> **Exercise requirements**
Leave the pictures out. Retype exactly the lines below from the one containing "Write a component" through the one containing "19.4, 16.75, 15.3];", and no others.

> **Given data**

::::

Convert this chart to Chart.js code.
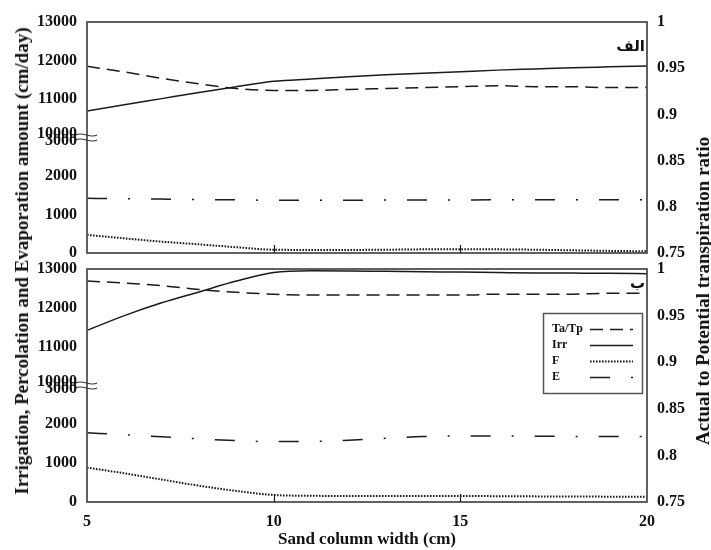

::::

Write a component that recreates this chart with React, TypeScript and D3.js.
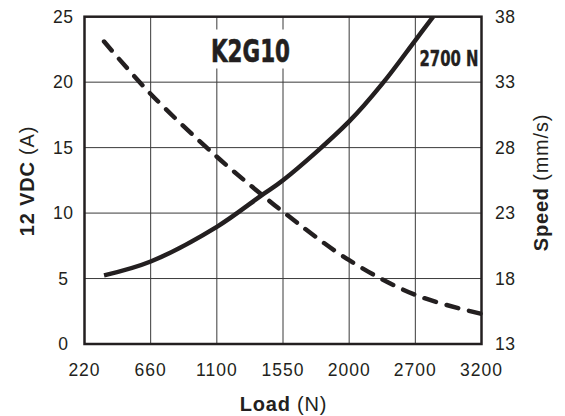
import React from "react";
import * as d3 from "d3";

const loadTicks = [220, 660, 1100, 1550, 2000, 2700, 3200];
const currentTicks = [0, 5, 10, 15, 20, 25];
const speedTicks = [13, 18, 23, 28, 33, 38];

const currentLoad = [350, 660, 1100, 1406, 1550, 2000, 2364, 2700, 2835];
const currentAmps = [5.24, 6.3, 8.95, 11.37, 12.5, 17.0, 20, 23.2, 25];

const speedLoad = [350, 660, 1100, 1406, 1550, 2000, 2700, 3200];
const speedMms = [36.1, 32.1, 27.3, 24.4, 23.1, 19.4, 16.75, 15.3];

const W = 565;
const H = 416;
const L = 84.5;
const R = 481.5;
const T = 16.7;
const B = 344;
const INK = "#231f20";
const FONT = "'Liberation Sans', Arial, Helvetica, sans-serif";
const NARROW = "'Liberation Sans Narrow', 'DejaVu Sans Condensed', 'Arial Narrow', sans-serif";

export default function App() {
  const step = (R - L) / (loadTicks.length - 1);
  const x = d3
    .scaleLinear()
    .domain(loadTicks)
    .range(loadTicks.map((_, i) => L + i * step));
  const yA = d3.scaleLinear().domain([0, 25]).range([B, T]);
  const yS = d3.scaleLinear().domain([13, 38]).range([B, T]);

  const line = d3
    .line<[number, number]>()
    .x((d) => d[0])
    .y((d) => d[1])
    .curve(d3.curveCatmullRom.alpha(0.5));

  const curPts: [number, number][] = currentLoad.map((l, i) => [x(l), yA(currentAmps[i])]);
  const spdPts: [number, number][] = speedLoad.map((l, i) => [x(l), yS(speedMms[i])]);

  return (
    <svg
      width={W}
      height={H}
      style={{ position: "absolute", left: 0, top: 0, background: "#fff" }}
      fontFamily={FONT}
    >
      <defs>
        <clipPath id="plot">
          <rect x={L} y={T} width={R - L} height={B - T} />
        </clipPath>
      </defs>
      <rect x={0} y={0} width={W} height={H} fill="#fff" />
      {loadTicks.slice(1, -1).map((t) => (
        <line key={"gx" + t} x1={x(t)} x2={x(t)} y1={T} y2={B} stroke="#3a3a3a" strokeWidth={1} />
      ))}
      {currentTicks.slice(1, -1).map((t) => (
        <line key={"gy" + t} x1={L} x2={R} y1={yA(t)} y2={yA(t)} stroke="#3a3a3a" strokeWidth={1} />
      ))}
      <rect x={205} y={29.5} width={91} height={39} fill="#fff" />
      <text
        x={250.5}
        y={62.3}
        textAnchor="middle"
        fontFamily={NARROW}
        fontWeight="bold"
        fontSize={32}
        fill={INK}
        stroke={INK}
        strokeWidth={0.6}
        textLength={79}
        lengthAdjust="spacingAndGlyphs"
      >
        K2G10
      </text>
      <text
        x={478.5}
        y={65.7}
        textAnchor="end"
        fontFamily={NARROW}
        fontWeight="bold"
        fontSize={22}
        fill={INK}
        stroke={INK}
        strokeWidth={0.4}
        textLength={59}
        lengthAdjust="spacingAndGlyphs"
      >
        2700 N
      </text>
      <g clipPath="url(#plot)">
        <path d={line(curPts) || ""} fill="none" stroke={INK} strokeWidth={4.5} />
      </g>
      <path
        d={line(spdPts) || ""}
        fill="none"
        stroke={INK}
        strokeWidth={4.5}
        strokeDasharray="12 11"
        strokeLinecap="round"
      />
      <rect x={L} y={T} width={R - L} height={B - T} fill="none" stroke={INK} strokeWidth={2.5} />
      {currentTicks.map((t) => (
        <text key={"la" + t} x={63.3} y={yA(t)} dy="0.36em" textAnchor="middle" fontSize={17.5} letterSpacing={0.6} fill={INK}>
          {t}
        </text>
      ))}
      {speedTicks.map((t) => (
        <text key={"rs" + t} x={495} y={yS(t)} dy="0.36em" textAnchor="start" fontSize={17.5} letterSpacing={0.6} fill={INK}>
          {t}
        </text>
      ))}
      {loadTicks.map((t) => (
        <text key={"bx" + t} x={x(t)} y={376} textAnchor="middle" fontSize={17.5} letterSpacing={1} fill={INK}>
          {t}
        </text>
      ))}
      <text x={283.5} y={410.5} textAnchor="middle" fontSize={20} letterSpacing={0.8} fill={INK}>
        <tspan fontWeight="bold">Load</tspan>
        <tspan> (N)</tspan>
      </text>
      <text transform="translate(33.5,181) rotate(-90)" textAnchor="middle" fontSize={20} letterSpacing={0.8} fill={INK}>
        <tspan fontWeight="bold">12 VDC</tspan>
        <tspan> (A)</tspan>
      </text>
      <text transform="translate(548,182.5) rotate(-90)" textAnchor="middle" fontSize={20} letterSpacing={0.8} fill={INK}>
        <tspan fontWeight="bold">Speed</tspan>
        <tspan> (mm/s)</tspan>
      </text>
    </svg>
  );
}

::::

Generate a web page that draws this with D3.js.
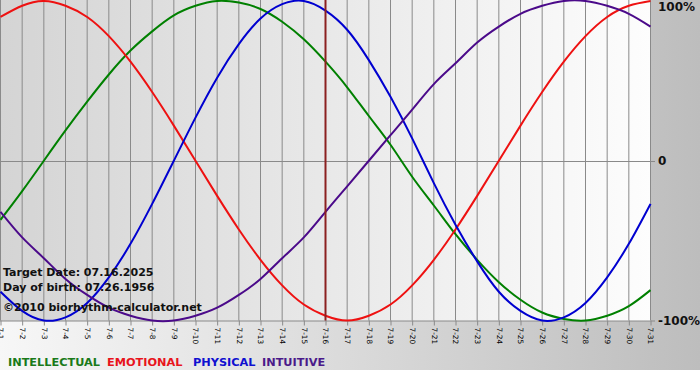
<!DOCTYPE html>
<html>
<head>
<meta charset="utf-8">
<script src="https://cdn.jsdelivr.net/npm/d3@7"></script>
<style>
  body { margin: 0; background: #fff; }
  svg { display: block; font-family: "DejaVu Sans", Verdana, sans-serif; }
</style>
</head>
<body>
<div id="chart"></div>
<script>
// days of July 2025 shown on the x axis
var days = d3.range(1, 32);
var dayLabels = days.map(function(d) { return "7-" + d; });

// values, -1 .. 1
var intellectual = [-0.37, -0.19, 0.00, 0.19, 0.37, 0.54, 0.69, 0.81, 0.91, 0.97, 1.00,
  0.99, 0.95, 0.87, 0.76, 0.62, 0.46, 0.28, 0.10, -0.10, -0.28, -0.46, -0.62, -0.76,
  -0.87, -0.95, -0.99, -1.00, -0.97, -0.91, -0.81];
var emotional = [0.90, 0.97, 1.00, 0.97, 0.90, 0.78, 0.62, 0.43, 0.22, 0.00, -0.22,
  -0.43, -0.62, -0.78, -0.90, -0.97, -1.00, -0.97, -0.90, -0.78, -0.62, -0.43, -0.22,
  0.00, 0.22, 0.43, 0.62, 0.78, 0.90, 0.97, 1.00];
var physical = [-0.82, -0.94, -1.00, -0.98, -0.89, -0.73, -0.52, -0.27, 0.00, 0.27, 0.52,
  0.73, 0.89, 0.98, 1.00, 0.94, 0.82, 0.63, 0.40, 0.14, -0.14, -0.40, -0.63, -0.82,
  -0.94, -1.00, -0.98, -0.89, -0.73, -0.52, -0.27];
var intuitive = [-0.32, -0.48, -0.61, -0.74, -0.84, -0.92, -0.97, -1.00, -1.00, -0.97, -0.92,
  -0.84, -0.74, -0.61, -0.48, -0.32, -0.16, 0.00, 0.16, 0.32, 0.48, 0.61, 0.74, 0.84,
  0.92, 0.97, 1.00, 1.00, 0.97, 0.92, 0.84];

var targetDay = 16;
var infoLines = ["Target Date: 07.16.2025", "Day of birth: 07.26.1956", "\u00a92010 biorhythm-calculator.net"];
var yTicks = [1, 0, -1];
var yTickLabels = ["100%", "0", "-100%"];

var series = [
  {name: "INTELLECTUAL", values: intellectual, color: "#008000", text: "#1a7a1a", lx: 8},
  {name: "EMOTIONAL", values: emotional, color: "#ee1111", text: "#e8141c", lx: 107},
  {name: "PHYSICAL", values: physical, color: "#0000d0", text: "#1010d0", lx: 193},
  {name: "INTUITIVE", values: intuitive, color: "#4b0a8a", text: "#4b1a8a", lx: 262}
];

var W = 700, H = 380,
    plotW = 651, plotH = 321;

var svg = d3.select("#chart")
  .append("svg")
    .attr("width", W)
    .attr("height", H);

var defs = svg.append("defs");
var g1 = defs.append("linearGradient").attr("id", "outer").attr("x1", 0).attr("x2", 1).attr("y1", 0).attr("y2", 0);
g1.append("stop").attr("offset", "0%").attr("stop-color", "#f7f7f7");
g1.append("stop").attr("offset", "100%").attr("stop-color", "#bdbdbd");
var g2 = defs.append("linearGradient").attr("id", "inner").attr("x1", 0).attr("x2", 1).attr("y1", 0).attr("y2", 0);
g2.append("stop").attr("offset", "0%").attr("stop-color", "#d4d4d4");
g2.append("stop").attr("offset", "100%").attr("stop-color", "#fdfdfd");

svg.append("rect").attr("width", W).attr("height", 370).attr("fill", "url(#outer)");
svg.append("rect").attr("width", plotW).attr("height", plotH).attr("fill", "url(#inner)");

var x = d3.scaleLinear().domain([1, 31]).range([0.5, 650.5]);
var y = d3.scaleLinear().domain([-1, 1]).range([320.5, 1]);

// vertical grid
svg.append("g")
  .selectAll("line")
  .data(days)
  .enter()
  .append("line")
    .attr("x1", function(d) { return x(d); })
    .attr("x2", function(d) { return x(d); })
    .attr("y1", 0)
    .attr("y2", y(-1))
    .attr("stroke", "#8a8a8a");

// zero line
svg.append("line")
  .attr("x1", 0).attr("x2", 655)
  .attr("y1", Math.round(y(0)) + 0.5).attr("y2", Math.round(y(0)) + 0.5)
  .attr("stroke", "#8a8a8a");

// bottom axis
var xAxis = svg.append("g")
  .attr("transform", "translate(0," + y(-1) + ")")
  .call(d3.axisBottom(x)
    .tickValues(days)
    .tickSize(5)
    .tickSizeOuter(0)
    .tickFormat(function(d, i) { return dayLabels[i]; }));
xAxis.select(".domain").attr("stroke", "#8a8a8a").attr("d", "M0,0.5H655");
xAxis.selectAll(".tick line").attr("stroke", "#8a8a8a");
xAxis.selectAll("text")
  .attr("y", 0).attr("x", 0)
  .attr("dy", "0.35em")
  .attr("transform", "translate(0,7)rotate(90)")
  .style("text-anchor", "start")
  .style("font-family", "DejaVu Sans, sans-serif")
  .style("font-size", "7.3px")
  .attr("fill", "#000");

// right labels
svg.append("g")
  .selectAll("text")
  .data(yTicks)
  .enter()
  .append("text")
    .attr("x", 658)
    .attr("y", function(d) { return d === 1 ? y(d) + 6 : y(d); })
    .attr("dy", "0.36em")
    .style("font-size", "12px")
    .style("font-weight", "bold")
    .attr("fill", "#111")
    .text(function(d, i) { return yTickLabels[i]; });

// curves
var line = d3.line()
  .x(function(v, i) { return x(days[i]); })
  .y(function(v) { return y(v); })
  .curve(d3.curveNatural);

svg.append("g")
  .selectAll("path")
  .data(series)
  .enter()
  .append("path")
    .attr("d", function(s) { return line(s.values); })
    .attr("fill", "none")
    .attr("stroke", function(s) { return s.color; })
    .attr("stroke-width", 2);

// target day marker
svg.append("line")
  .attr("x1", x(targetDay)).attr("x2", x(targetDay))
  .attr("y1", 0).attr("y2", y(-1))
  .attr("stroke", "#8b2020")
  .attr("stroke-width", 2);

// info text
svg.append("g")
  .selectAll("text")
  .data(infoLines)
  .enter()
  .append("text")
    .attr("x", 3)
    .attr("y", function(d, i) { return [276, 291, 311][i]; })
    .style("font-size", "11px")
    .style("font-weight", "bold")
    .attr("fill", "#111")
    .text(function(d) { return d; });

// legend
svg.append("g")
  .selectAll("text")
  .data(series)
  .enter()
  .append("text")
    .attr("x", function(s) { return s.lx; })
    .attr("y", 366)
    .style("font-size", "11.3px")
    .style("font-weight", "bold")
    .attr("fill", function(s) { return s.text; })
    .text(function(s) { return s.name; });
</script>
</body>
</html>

::::

> **Problem solution**
Write a component that recreates this chart with React, TypeScript and D3.js.
import React from "react";
import * as d3 from "d3";

const loadTicks = [220, 660, 1100, 1550, 2000, 2700, 3200];
const currentTicks = [0, 5, 10, 15, 20, 25];
const speedTicks = [13, 18, 23, 28, 33, 38];

const currentLoad = [350, 660, 1100, 1406, 1550, 2000, 2364, 2700, 2835];
const currentAmps = [5.24, 6.3, 8.95, 11.37, 12.5, 17.0, 20, 23.2, 25];

const speedLoad = [350, 660, 1100, 1406, 1550, 2000, 2700, 3200];
const speedMms = [36.1, 32.1, 27.3, 24.4, 23.1, 19.4, 16.75, 15.3];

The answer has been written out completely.